The Charging Infrastructure Plan
One of the highlights of the project is that it includes a mix of both Level 2 and DC fast charging stations. There’s debate on the future of EV charging, but I think there’s a strong case that Level 2 charging is still a viable and potential segment of the industry. If Level 2 can charge a typical EV in 3–8 hours, that’s still a good period of time for home, workplace, or even some out-and-about charging. DC fast charging stations can do 80% in 20 minutes to one hour, but they cost considerably more. As far as down-to-Earth financials, having a station with two fast chargers and four Level 2 chargers means the majority of EVs can charge on the Level 2 chargers while leaving fast chargers for the few who are in a hurry and are OK paying for the premium.

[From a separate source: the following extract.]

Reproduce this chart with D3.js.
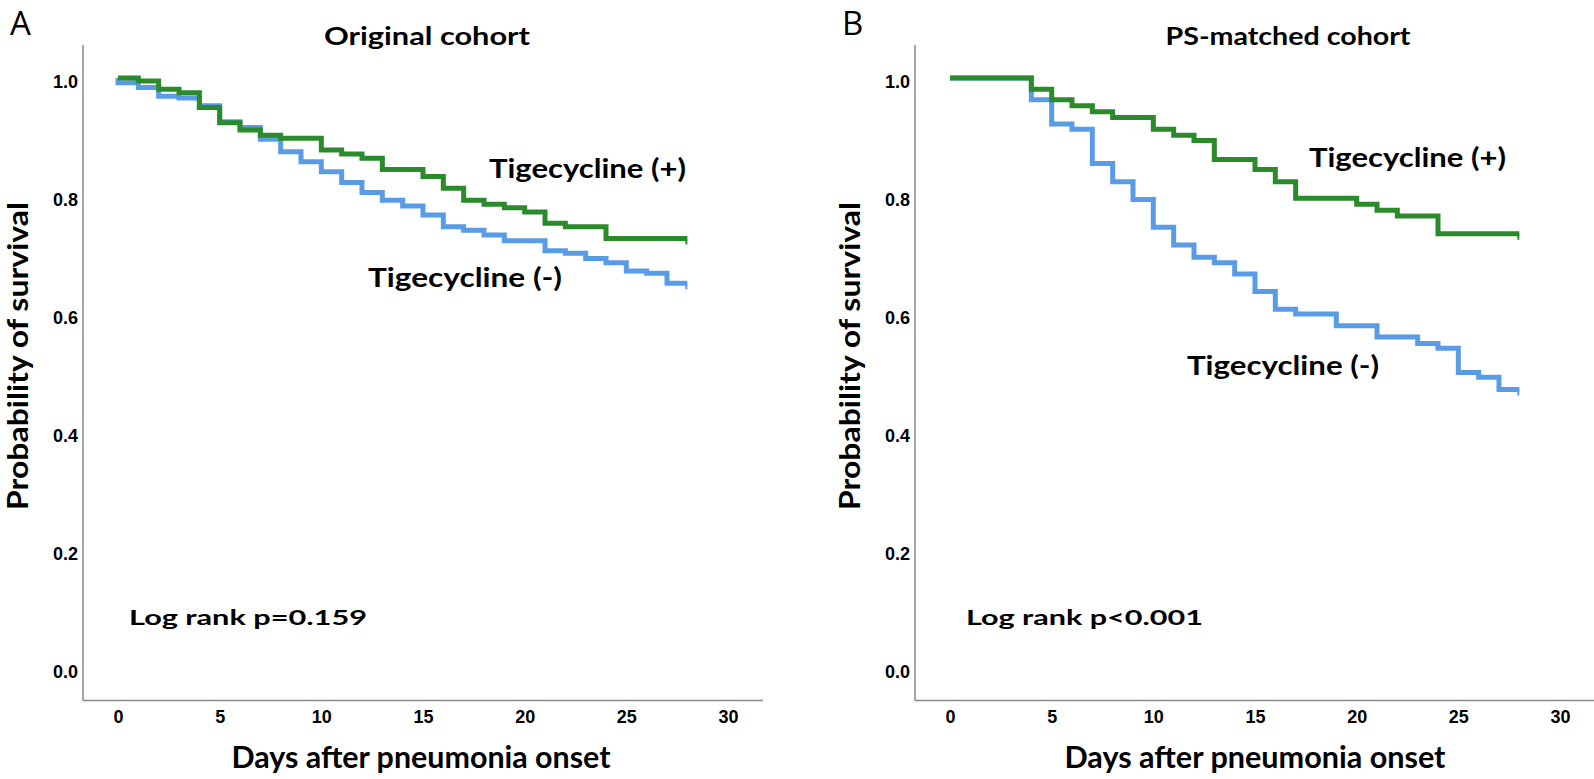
<!DOCTYPE html>
<html>
<head>
<meta charset="utf-8">
<script src="https://cdn.jsdelivr.net/npm/d3@7"></script>
<style>
  html, body { margin: 0; padding: 0; background: #fff; }
  svg { display: block; }
  .tick text { font-family: "Liberation Sans", Arial, sans-serif; font-weight: bold; font-size: 18px; fill: #000; }
  .lbl { font-family: Lato, "Open Sans", sans-serif; font-weight: bold; fill: #000; }
</style>
</head>
<body>
<svg id="chart" width="1594" height="779"></svg>
<script>
// panel A - original cohort
const aPlusDays = [0, 1, 2, 3, 4, 5, 6, 7, 8, 10, 11, 12, 13, 15, 16, 17, 18, 19, 20, 21, 22, 24];
const aPlusSurv = [1.0, 0.995, 0.981, 0.975, 0.950, 0.924, 0.912, 0.903, 0.898, 0.878, 0.871, 0.864, 0.845, 0.833, 0.813, 0.793, 0.786, 0.780, 0.773, 0.754, 0.748, 0.728];
const aMinusDays = [0, 0, 1, 2, 3, 4, 5, 6, 7, 8, 9, 10, 11, 12, 13, 14, 15, 16, 17, 18, 19, 21, 22, 23, 24, 25, 26, 27];
const aMinusSurv = [1.0, 0.992, 0.984, 0.969, 0.966, 0.953, 0.926, 0.916, 0.896, 0.875, 0.858, 0.841, 0.823, 0.806, 0.793, 0.783, 0.768, 0.748, 0.742, 0.734, 0.724, 0.707, 0.703, 0.694, 0.687, 0.673, 0.669, 0.652];

// panel B - PS-matched cohort
const bPlusDays = [0, 4, 5, 6, 7, 8, 10, 11, 12, 13, 15, 16, 17, 20, 21, 22, 24];
const bPlusSurv = [1.0, 0.981, 0.963, 0.953, 0.943, 0.933, 0.913, 0.903, 0.894, 0.862, 0.845, 0.824, 0.796, 0.786, 0.776, 0.766, 0.736];
const bMinusDays = [0, 4, 5, 6, 7, 8, 9, 10, 11, 12, 13, 14, 15, 16, 17, 19, 21, 23, 24, 25, 26, 27];
const bMinusSurv = [1.0, 0.963, 0.922, 0.913, 0.855, 0.824, 0.794, 0.747, 0.717, 0.696, 0.687, 0.668, 0.638, 0.608, 0.600, 0.580, 0.561, 0.550, 0.542, 0.501, 0.493, 0.472];

const followUpEnd = 28;
const xTicks = [0, 5, 10, 15, 20, 25, 30];
const yTicks = [0.0, 0.2, 0.4, 0.6, 0.8, 1.0];

const panels = [
  { letter: "A", title: "Original cohort", logrank: "Log rank p=0.159",
    plus: [aPlusDays, aPlusSurv], minus: [aMinusDays, aMinusSurv] },
  { letter: "B", title: "PS-matched cohort", logrank: "Log rank p<0.001",
    plus: [bPlusDays, bPlusSurv], minus: [bMinusDays, bMinusSurv] }
];

const GREEN = "#2b8a2b", BLUE = "#5a9be6";
const svg = d3.select("#chart");

const x = d3.scaleLinear().domain([0, 30]).range([118, 728]);
const y = d3.scaleLinear().domain([0, 1]).range([668, 78]);

const stepLine = d3.line()
  .x(d => x(d[0]))
  .y(d => y(d[1]))
  .curve(d3.curveStepAfter);

function toPoints(days, surv) {
  const pts = days.map((d, i) => [d, surv[i]]);
  pts.push([followUpEnd, surv[surv.length - 1]]);
  return pts;
}

// layout per panel (pixels), the second panel is shifted right
const layout = [
  { dx: 0, title: [427, 45, 206], plusLbl: [489, 178, 197], minusLbl: [368, 287, 194], log: [129, 625, 238], xTitle: [421, 768, 379] },
  { dx: 832, title: [456, 45, 245], plusLbl: [477, 167, 197], minusLbl: [355, 375, 192], log: [134, 625, 237], xTitle: [423, 768, 381] }
];

panels.forEach((p, i) => {
  const L = layout[i];
  const g = svg.append("g").attr("transform", `translate(${L.dx},0)`);

  // axis frame
  g.append("line").attr("x1", 83).attr("x2", 83).attr("y1", 45).attr("y2", 700.5)
    .attr("stroke", "#8a8a8a").attr("stroke-width", 1.5);
  g.append("line").attr("x1", 83).attr("x2", 763).attr("y1", 700.5).attr("y2", 700.5)
    .attr("stroke", "#8a8a8a").attr("stroke-width", 1.5);

  const xAxis = g.append("g").attr("transform", "translate(0,700)")
    .call(d3.axisBottom(x).tickValues(xTicks).tickSize(0).tickPadding(10).tickFormat(d3.format("d")));
  xAxis.select(".domain").remove();

  const yAxis = g.append("g").attr("transform", "translate(83,0)")
    .call(d3.axisLeft(y).tickValues(yTicks).tickSize(0).tickPadding(5).tickFormat(d3.format(".1f")));
  yAxis.select(".domain").remove();
  yAxis.selectAll("text").attr("dy", "0.5em");

  // curves: blue under green
  const minusPts = toPoints(p.minus[0], p.minus[1]);
  const plusPts = toPoints(p.plus[0], p.plus[1]);
  g.append("path").attr("d", stepLine(minusPts))
    .attr("fill", "none").attr("stroke", BLUE).attr("stroke-width", 5);
  g.append("path").attr("d", stepLine(plusPts))
    .attr("fill", "none").attr("stroke", GREEN).attr("stroke-width", 5);

  // censor ticks at end of follow-up
  [[plusPts, GREEN], [minusPts, BLUE]].forEach(([pts, c]) => {
    const last = pts[pts.length - 1];
    g.append("line")
      .attr("x1", x(last[0]) - 1).attr("x2", x(last[0]) - 1)
      .attr("y1", y(last[1])).attr("y2", y(last[1]) + 6)
      .attr("stroke", c).attr("stroke-width", 2);
  });

  // texts
  const txt = (s, pos, size) => g.append("text").attr("class", "lbl")
    .attr("x", pos[0]).attr("y", pos[1]).attr("font-size", size)
    .attr("textLength", pos[2]).attr("lengthAdjust", "spacingAndGlyphs").text(s);

  g.append("text").attr("x", 10).attr("y", 35)
    .attr("font-family", "'Open Sans', sans-serif").attr("font-size", 33)
    .text(p.letter);

  g.append("text").attr("class", "lbl").attr("x", L.title[0]).attr("y", L.title[1])
    .attr("text-anchor", "middle").attr("font-size", 25)
    .attr("textLength", L.title[2]).attr("lengthAdjust", "spacingAndGlyphs").text(p.title);

  txt("Tigecycline (+)", L.plusLbl, 26);
  txt("Tigecycline (-)", L.minusLbl, 26);
  txt(p.logrank, L.log, 21);

  g.append("text").attr("class", "lbl").attr("x", L.xTitle[0]).attr("y", L.xTitle[1])
    .attr("text-anchor", "middle").attr("font-size", 30)
    .attr("textLength", L.xTitle[2]).attr("lengthAdjust", "spacingAndGlyphs")
    .text("Days after pneumonia onset");

  g.append("text").attr("class", "lbl")
    .attr("transform", "translate(28,356) rotate(-90)")
    .attr("text-anchor", "middle").attr("font-size", 28)
    .attr("textLength", 308).attr("lengthAdjust", "spacingAndGlyphs")
    .text("Probability of survival");
});
</script>
</body>
</html>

Funding for the projects was provided by EVgo in conjunction with the South Coast Air Quality Management District’s AB 2766 Motor Vehicle Subvention Program, as well as with the California Public Utility Commission. These projects work with California’s initiative to encourage zero-emission transport in the state. You can find out more about Governor Brown’s Executive Order (B-16-2012) if you want to get into the nuts and bolts, but the gist of it is a long-term goal of reaching 1.5 million zero-emission vehicles in California by 2025. The program provides funding sources for projects such as this EVgo + Newport Beach one.
EVgo Keeps Plowing Forward
EVgo already operates one of the largest public DC fast charging networks in the country. It now has over 1,000 fast charging stations in 66 metro areas in the US. These chargers support all current charging standards.
Providing a flexible charging network will help further fuel the mass adoption of EVs. Growing the charging infrastructure is the next important development to get more EVs out there and reassure those still on the fence. Congratulations, EVgo, and thanks for the leadership!